At the end of the day, we believe what we want to believe. Yes, God works in mysterious ways and uses different kinds of things to bring different kinds of people to faith, but if someone wants to cast aside the Scriptures, there are always excuses for it. But that’s the same with everything, isn’t it? Just last night, someone told me that the only way I could even attempt to make a believable case about an issue was if I responded page-by-page, evidence-for-evidence to every bit of a very specific 300-page book written on that subject in the 1800s. Well, “A fool hath no delight in understanding, but that his heart may discover itself” (Prov. 18:2 KJV). If someone is setting up that specific and exhaustive a standard, then he or she is almost certainly not interested in the truth. It’s similar to people who claim manuscripts are fake because they’ve never been scientifically tested—but testing is often destructive and destruction is against the policies of nearly every library. Without credible reason to subject a manuscript for testing, it will never be needlessly damaged. No amount of evidence is enough to convince someone who is thoroughly committed to disbelief. Only a work of God in someone’s heart can do that. I would say that we can be certain that we have not lost God’s Word, and though there may be cases when the process of textual criticism cannot at present decide between two competing readings (and many of these places are not translatable differences), we can even in those cases be certain that the original text is one of those options (and for a good estimate of how many places those are that make any kind of real difference, simply look at the footnotes in a few modern Bibles that say things like “some manuscripts say…”). And honestly, that’s consistent with the experience of many Christians before the printing press—if a manuscript had a correction where the corrected and the uncorrected reading were sensible, how could a reader know with certainty which reading was correct? Well, you simply had faith in Christ, that he will not let you down, and you trust that one of those readings is correct, and you do what you can in faith, and you trust that whatever you do will not be enough to snatch you out of Christ’s hand.

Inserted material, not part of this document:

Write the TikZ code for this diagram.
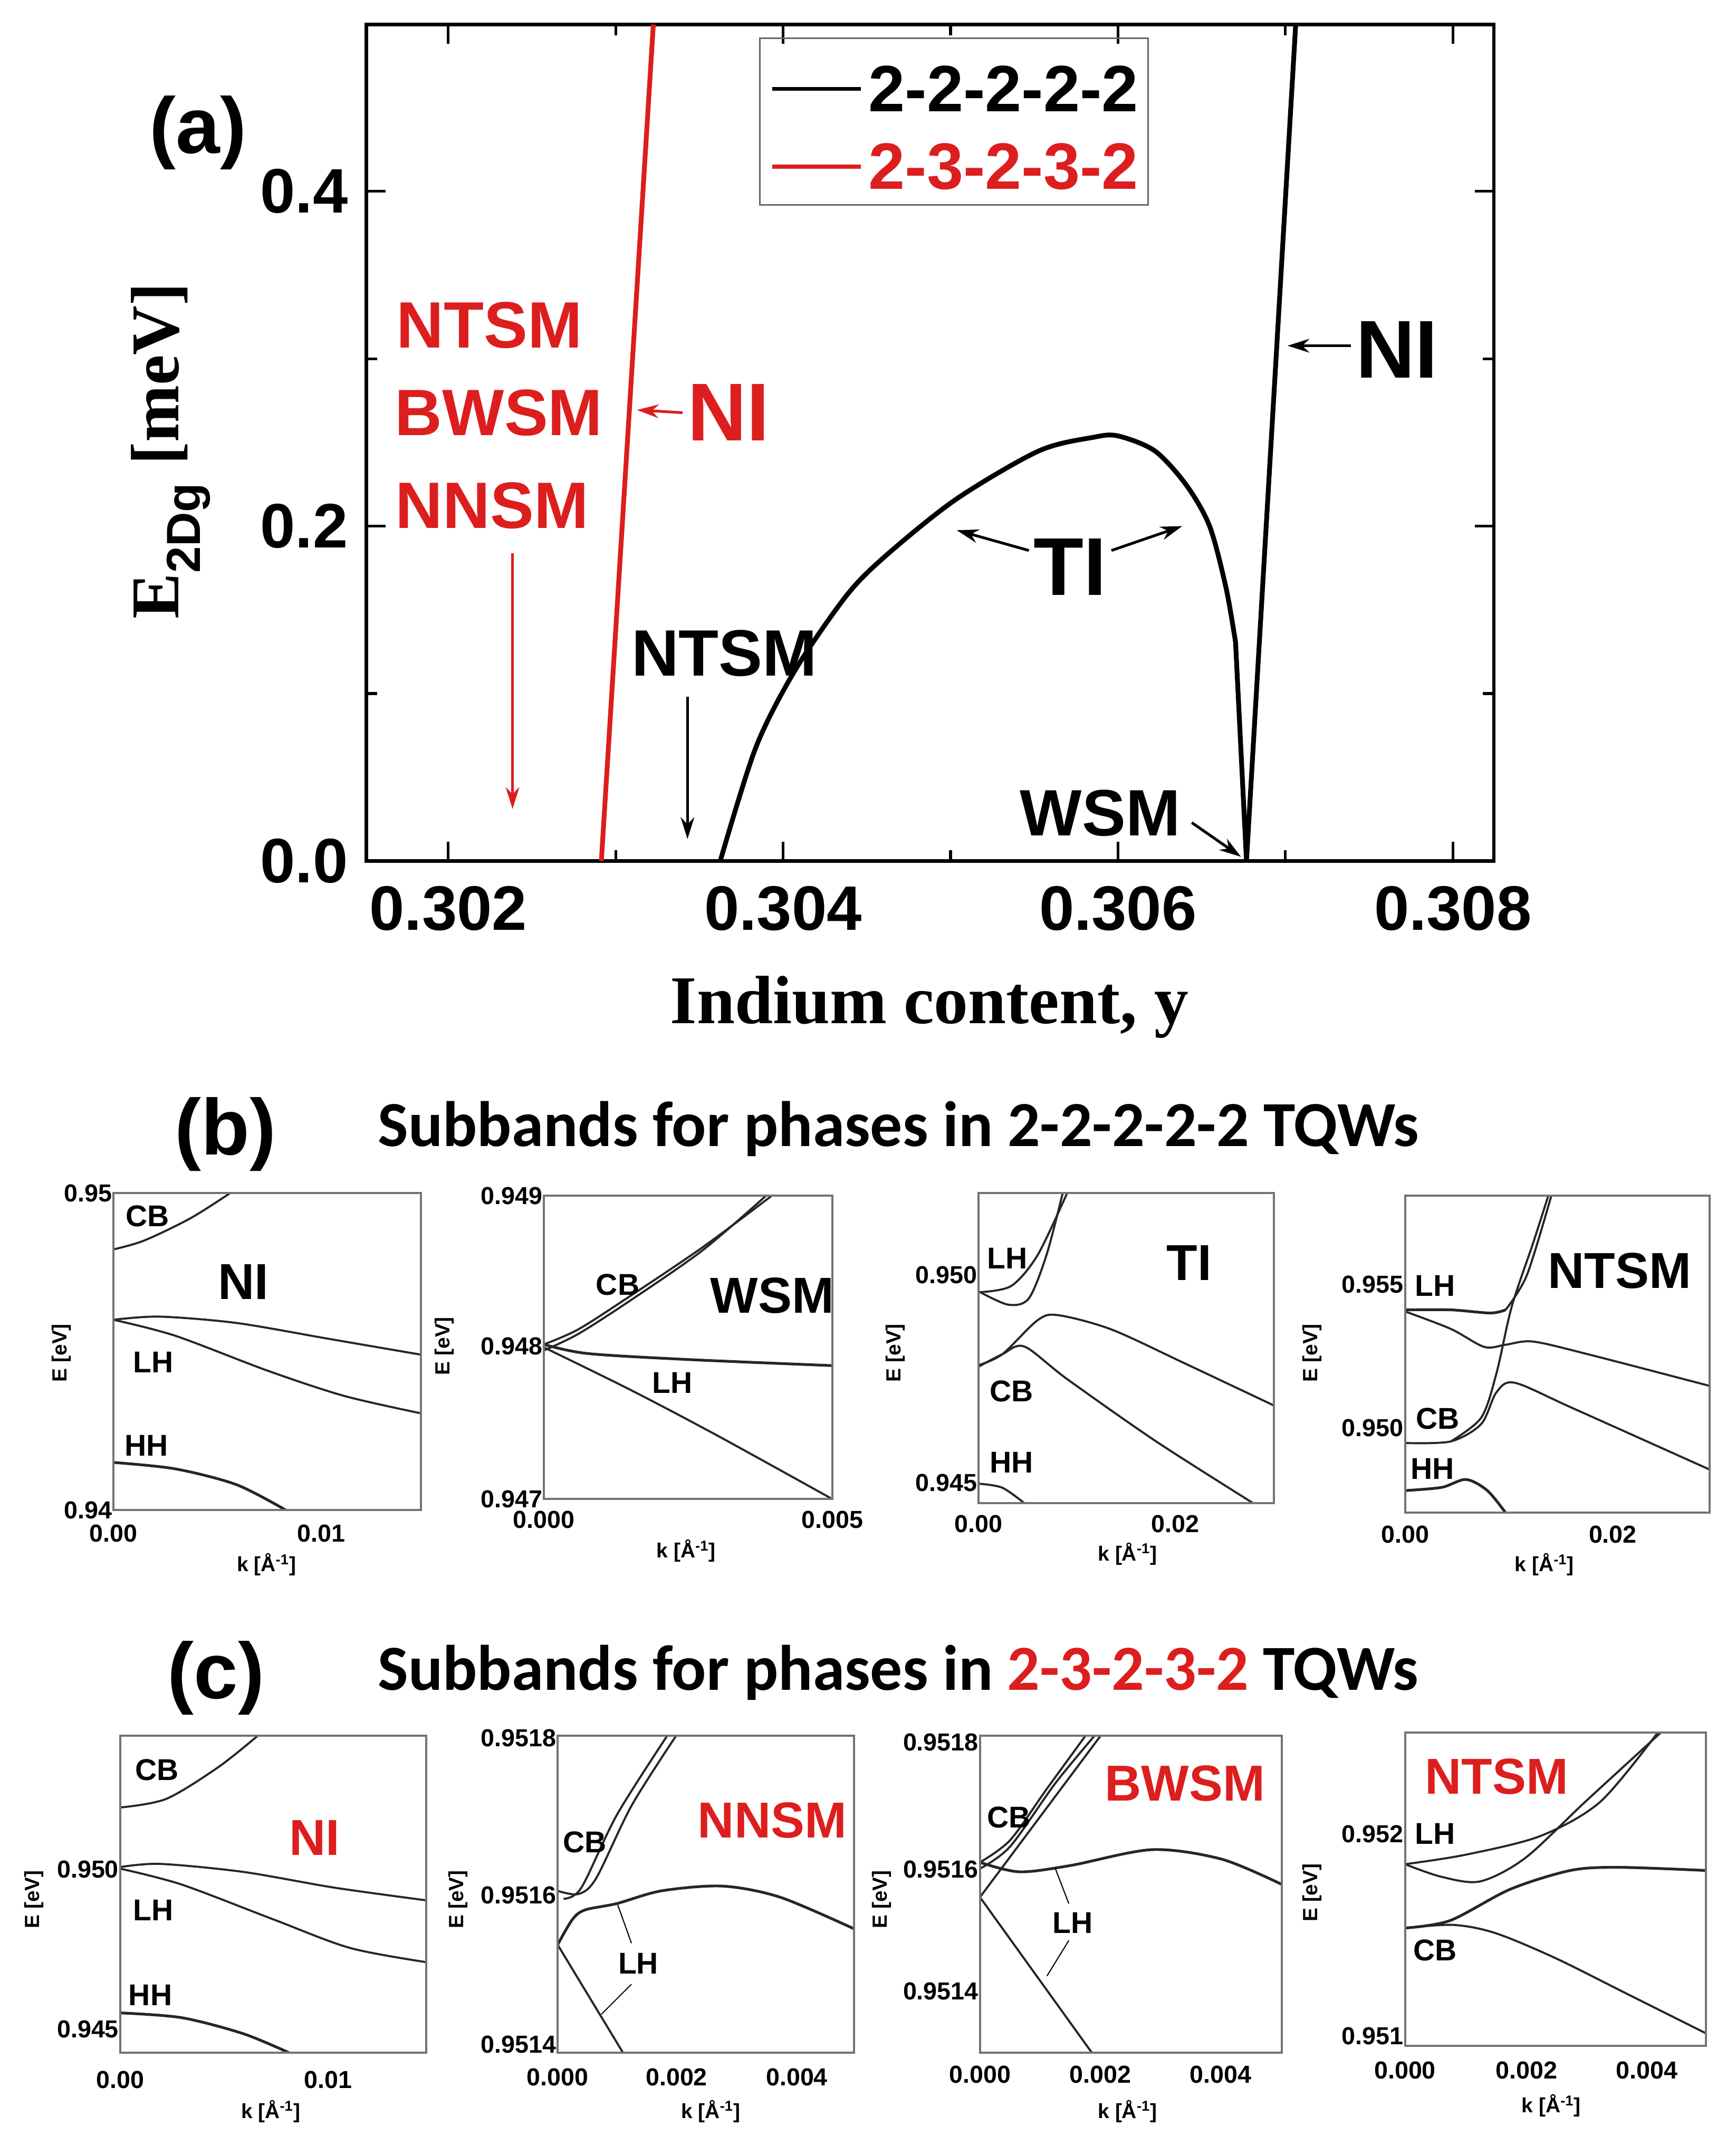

What impact do you desire to see in the Christian world through this book?

What impact do I desire to see through this book? I would hope that it has a long-term trickle-down effect of helping those who defend the New Testament’s reliability sharpen their arguments. Richard Porson said, “To use a weak argument in behalf of a good cause, can only tend to infuse suspicion of the cause itself into the minds of all who see the weakness of the argument.” Would that we could avoid that!